CDC and the Federal Aviation Administration have jointly provided Updated Interim Occupational Health and Safety Guidance for Air Carriers and Crewspdf iconexternal icon. This FAA-CDC guidance includes recommendations for aircrews to self-monitor under the supervision of their employer’s occupational health program and to remain in their hotel rooms to the extent possible and practice social distancing while on overnight layovers. As long as crew members remain asymptomatic, have no known exposures to a person with COVID-19, and have not tested positive for SARS-CoV-2, they may continue to work on flights into, within, or departing from the United States. CDC’s testing requirement for international air passengers includes a limited exemption for air crews. Crew members who follow their carrier’s occupational health plan as well as the FAA-CDC guidance are also not subject to CDC’s recommendation to stay at home (self-quarantine) after international air travel.

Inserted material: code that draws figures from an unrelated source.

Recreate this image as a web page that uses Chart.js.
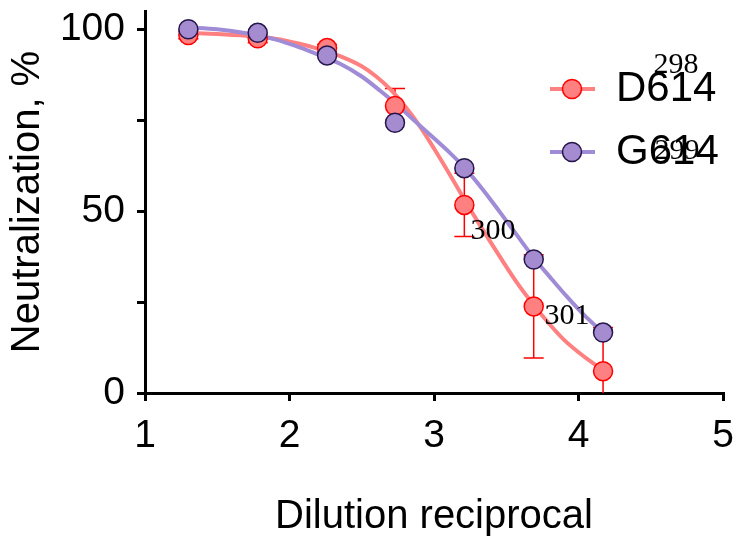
<!DOCTYPE html>
<html>
<head>
<meta charset="utf-8">
<script src="https://cdn.jsdelivr.net/npm/chart.js@4.4.0/dist/chart.umd.min.js"></script>
<style>
  html, body { margin: 0; padding: 0; background: #fff; }
</style>
</head>
<body>
<canvas id="chart" width="735" height="542"></canvas>
<script>
// log10 of the dilution reciprocal (3-fold series)
const dilutionLog = [1.30, 1.78, 2.26, 2.73, 3.21, 3.69, 4.17];
const d614Mean = [98.4, 97.5, 94.8, 78.9, 51.7, 23.8, 6.0];
const d614Sd = [1.0, 1.2, 1.0, 4.8, 8.7, 14.2, 12.0];
const g614Mean = [100.0, 99.0, 92.8, 74.3, 61.8, 36.7, 16.6];

// fitted curves
const d614FitX = [1.30, 1.50, 1.70, 1.90, 2.07, 2.20, 2.35, 2.50, 2.60, 2.70, 2.80, 2.90, 3.00, 3.11, 3.21, 3.32, 3.46, 3.58, 3.69, 3.80, 3.90, 4.00, 4.10, 4.17];
const d614FitY = [99.0, 98.7, 98.2, 97.4, 96.0, 94.6, 92.6, 89.8, 87.0, 83.4, 78.8, 73.4, 67.2, 60.0, 53.2, 46.0, 37.2, 30.0, 24.2, 18.9, 14.6, 11.2, 8.2, 6.3];
const g614FitX = [1.30, 1.50, 1.70, 1.90, 2.07, 2.20, 2.35, 2.50, 2.63, 2.75, 2.86, 3.00, 3.11, 3.21, 3.34, 3.46, 3.57, 3.69, 3.80, 3.92, 4.05, 4.17];
const g614FitY = [100.5, 100.0, 98.9, 97.2, 95.0, 93.0, 90.5, 87.0, 83.0, 79.0, 75.0, 70.0, 66.0, 62.0, 55.8, 49.5, 43.6, 37.2, 32.0, 26.5, 21.0, 16.6];

const seriesNames = ['D614', 'G614'];
const xTicks = [1, 2, 3, 4, 5];
const yTicks = [0, 25, 50, 75, 100];
const yLabelled = [0, 50, 100];
const strayMarks = ['298', '299', '300', '301'];

const RED_LINE = '#ff8080';
const RED_FILL = '#ff8080';
const RED_EDGE = '#ff0000';
const PURPLE_LINE = '#a08cd6';
const PURPLE_FILL = '#a58bd0';
const PURPLE_EDGE = '#24164a';
const MARKER_R = 9.5;

Chart.defaults.font.family = "Arial, 'Liberation Sans', sans-serif";
Chart.defaults.color = '#000';

const toPoints = (xs, ys) => xs.map((x, i) => ({ x: x, y: ys[i] }));

const errorBars = {
  id: 'errorBars',
  beforeDatasetsDraw(chart) {
    const { ctx, chartArea: a, scales: { x, y } } = chart;
    ctx.save();
    ctx.beginPath();
    ctx.rect(a.left, a.top, a.right - a.left, a.bottom - a.top);
    ctx.clip();
    ctx.strokeStyle = RED_EDGE;
    ctx.lineWidth = 1.5;
    dilutionLog.forEach((d, i) => {
      const px = x.getPixelForValue(d);
      const top = y.getPixelForValue(d614Mean[i] + d614Sd[i]);
      const bot = y.getPixelForValue(d614Mean[i] - d614Sd[i]);
      ctx.beginPath();
      ctx.moveTo(px, top);
      ctx.lineTo(px, bot);
      ctx.moveTo(px - 10, top);
      ctx.lineTo(px + 10, top);
      ctx.moveTo(px - 10, bot);
      ctx.lineTo(px + 10, bot);
      ctx.stroke();
    });
    ctx.restore();
  }
};

const sideLegend = {
  id: 'sideLegend',
  afterDatasetsDraw(chart) {
    const { ctx } = chart;
    const rows = [
      { name: seriesNames[0], y: 89, line: RED_LINE, fill: RED_FILL, edge: RED_EDGE },
      { name: seriesNames[1], y: 152, line: PURPLE_LINE, fill: PURPLE_FILL, edge: PURPLE_EDGE }
    ];
    ctx.save();
    rows.forEach(r => {
      ctx.strokeStyle = r.line;
      ctx.lineWidth = 4;
      ctx.beginPath();
      ctx.moveTo(550, r.y);
      ctx.lineTo(595, r.y);
      ctx.stroke();
      ctx.beginPath();
      ctx.arc(572, r.y, MARKER_R, 0, Math.PI * 2);
      ctx.fillStyle = r.fill;
      ctx.fill();
      ctx.lineWidth = 1.5;
      ctx.strokeStyle = r.edge;
      ctx.stroke();
      ctx.fillStyle = '#000';
      ctx.font = "42px Arial, 'Liberation Sans', sans-serif";
      ctx.textAlign = 'left';
      ctx.textBaseline = 'middle';
      ctx.fillText(r.name, 616, r.y);
    });
    ctx.restore();
  }
};

// line numbers from the source page that ended up on the figure
const pageNumbers = {
  id: 'pageNumbers',
  afterDraw(chart) {
    const { ctx } = chart;
    const spots = [[676, 65], [677, 151], [493, 231], [567, 316]];
    ctx.save();
    ctx.fillStyle = '#000';
    ctx.font = "30px 'Liberation Serif', 'Times New Roman', serif";
    ctx.textAlign = 'center';
    ctx.textBaseline = 'middle';
    strayMarks.forEach((t, i) => ctx.fillText(t, spots[i][0], spots[i][1]));
    ctx.restore();
  }
};

new Chart(document.getElementById('chart'), {
  data: {
    datasets: [
      {
        type: 'scatter',
        label: seriesNames[1],
        data: toPoints(dilutionLog, g614Mean),
        backgroundColor: PURPLE_FILL,
        borderColor: PURPLE_EDGE,
        borderWidth: 1.5,
        pointRadius: MARKER_R,
        order: 1
      },
      {
        type: 'scatter',
        label: seriesNames[0],
        data: toPoints(dilutionLog, d614Mean),
        backgroundColor: RED_FILL,
        borderColor: RED_EDGE,
        borderWidth: 1.5,
        pointRadius: MARKER_R,
        order: 2
      },
      {
        type: 'line',
        label: seriesNames[1] + ' fit',
        data: toPoints(g614FitX, g614FitY),
        borderColor: PURPLE_LINE,
        borderWidth: 4,
        pointRadius: 0,
        cubicInterpolationMode: 'monotone',
        order: 3
      },
      {
        type: 'line',
        label: seriesNames[0] + ' fit',
        data: toPoints(d614FitX, d614FitY),
        borderColor: RED_LINE,
        borderWidth: 4,
        pointRadius: 0,
        cubicInterpolationMode: 'monotone',
        order: 4
      }
    ]
  },
  options: {
    responsive: false,
    animation: false,
    layout: { padding: { top: 5, right: 12, left: 0, bottom: 0 } },
    plugins: { legend: { display: false }, tooltip: { enabled: false } },
    scales: {
      x: {
        type: 'linear',
        min: 1,
        max: 5,
        afterBuildTicks: s => { s.ticks = xTicks.map(v => ({ value: v })); },
        ticks: { font: { size: 39 }, color: '#000', padding: 12, autoSkip: false, maxRotation: 0 },
        grid: { drawOnChartArea: false, color: '#000', lineWidth: 3, tickLength: 8 },
        border: { color: '#000', width: 3 },
        title: { display: true, text: 'Dilution reciprocal', font: { size: 40 }, color: '#000', padding: { bottom: 1 } },
        afterFit: s => { s.height = 149; s.paddingLeft = 0; s.paddingRight = 0; }
      },
      y: {
        type: 'linear',
        min: 0,
        max: 105,
        afterBuildTicks: s => { s.ticks = yTicks.map(v => ({ value: v })); },
        ticks: {
          font: { size: 39 },
          color: '#000',
          padding: 12,
          autoSkip: false,
          callback: v => (yLabelled.includes(v) ? v : '')
        },
        grid: { drawOnChartArea: false, color: '#000', lineWidth: 3, tickLength: 8 },
        border: { color: '#000', width: 3 },
        title: { display: true, text: 'Neutralization, %', font: { size: 40 }, color: '#000', padding: { top: 4 } },
        afterFit: s => { s.width = 145; s.paddingTop = 0; s.paddingBottom = 0; }
      }
    }
  },
  plugins: [errorBars, sideLegend, pageNumbers]
});
</script>
</body>
</html>
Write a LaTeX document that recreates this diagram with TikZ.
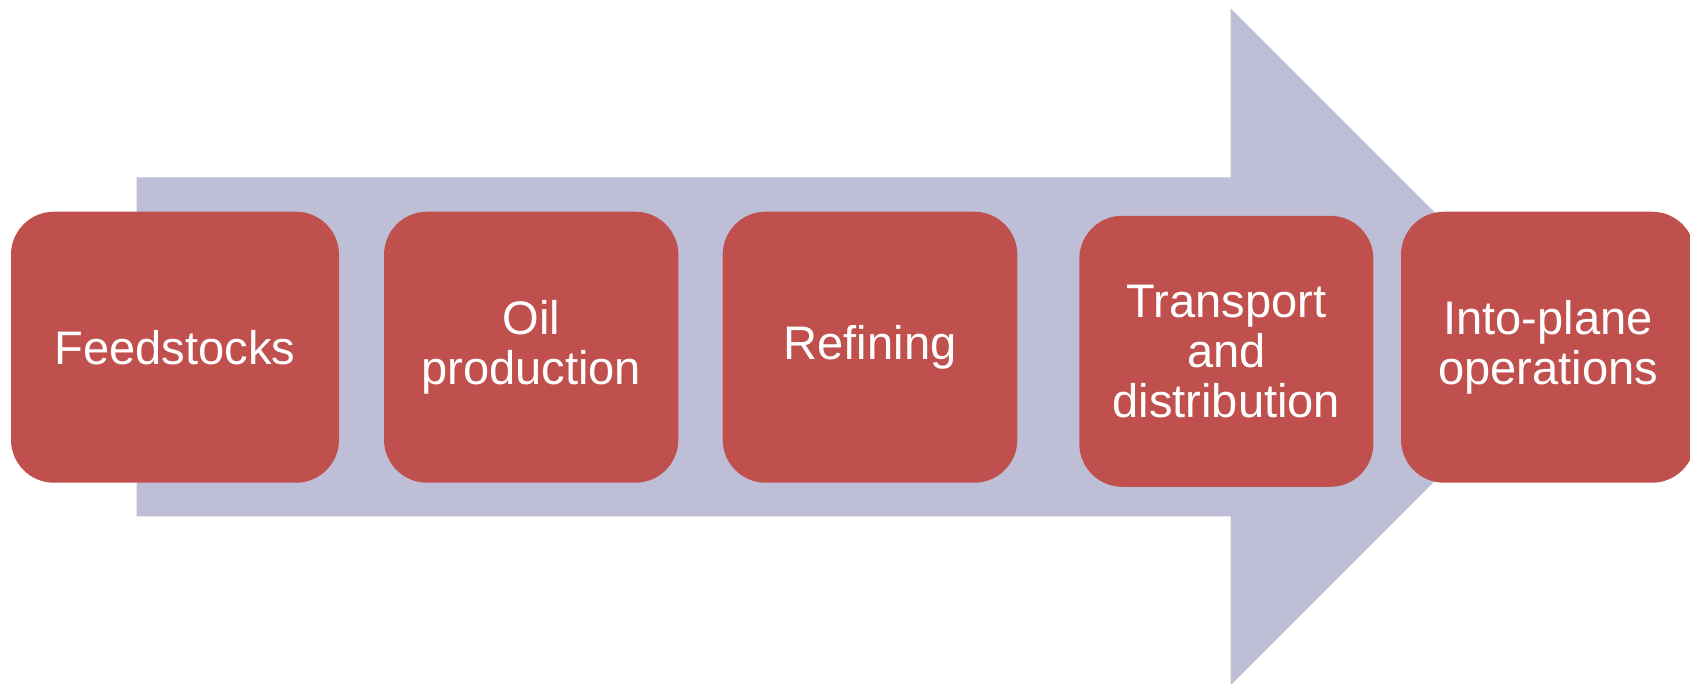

If they develop fever, cough, shortness of breath, or other symptoms of COVID-19, or test positive for SARS-CoV-2, crew members should self-isolate and be excluded from work on commercial flights until cleared to work by their employer’s occupational health program following CDC’s criteria for Discontinuation of Isolation for Persons with COVID-19 Not in Healthcare Settings.
Crew members who have known exposure (i.e., close contacts) to a person with COVID-19 should be excluded from work and remain in quarantine until they meet criteria for release from quarantine. While air travel is a vital economic activity, CDC does not recommend allowing crew members with known exposures to continue to work prior to meeting these criteria, even if asymptomatic, because of the inability of crew members to remove themselves from the workplace if they develop symptoms during a flight and the challenges involved in effectively isolating a symptomatic person on board an aircraft.
As of April 1, 2021
- Added CDC’s recommendations for fully vaccinated travelers and those who recently recovered from COVID-19.
As of February 2, 2021
- Added CDC’s requirement for wearing masks on public transportation conveyances and in transportation hubs
- Added CDC’s requirement for predeparture testing of arriving international air passengers
- Aligned with updated CDC messaging to travelers
As of January 19, 2021
- Updated Individuals with Confirmed or Probable COVID-19 or Known Exposure to Someone with COVID-19 section and added a link to new guidance.
As of December 2, 2020
- Added recommendations for predeparture and post-arrival testing and new considerations for post-arrival management of international travelers
As of October 19, 2020
- Added information about transport of individuals with confirmed or probable COVID-19 or known exposure to someone with COVID-19.
As of August 3, 2020
- Added section for Individuals with Confirmed or Probable COVID-19 or Known Exposure to Someone with COVID-19.
- Added Traveler Contact Information section.
1 This guidance applies to COVID-19 vaccines currently authorized for emergency use by the U.S. Food and Drug Administration: Pfizer-BioNTech, Moderna, and Johnson and Johnson (J&J)/Janssen COVID-19 vaccines. This guidance can also be applied to COVID-19 vaccines that have been authorized for emergency use by the World Health Organization (e.g. AstraZeneca/Oxford).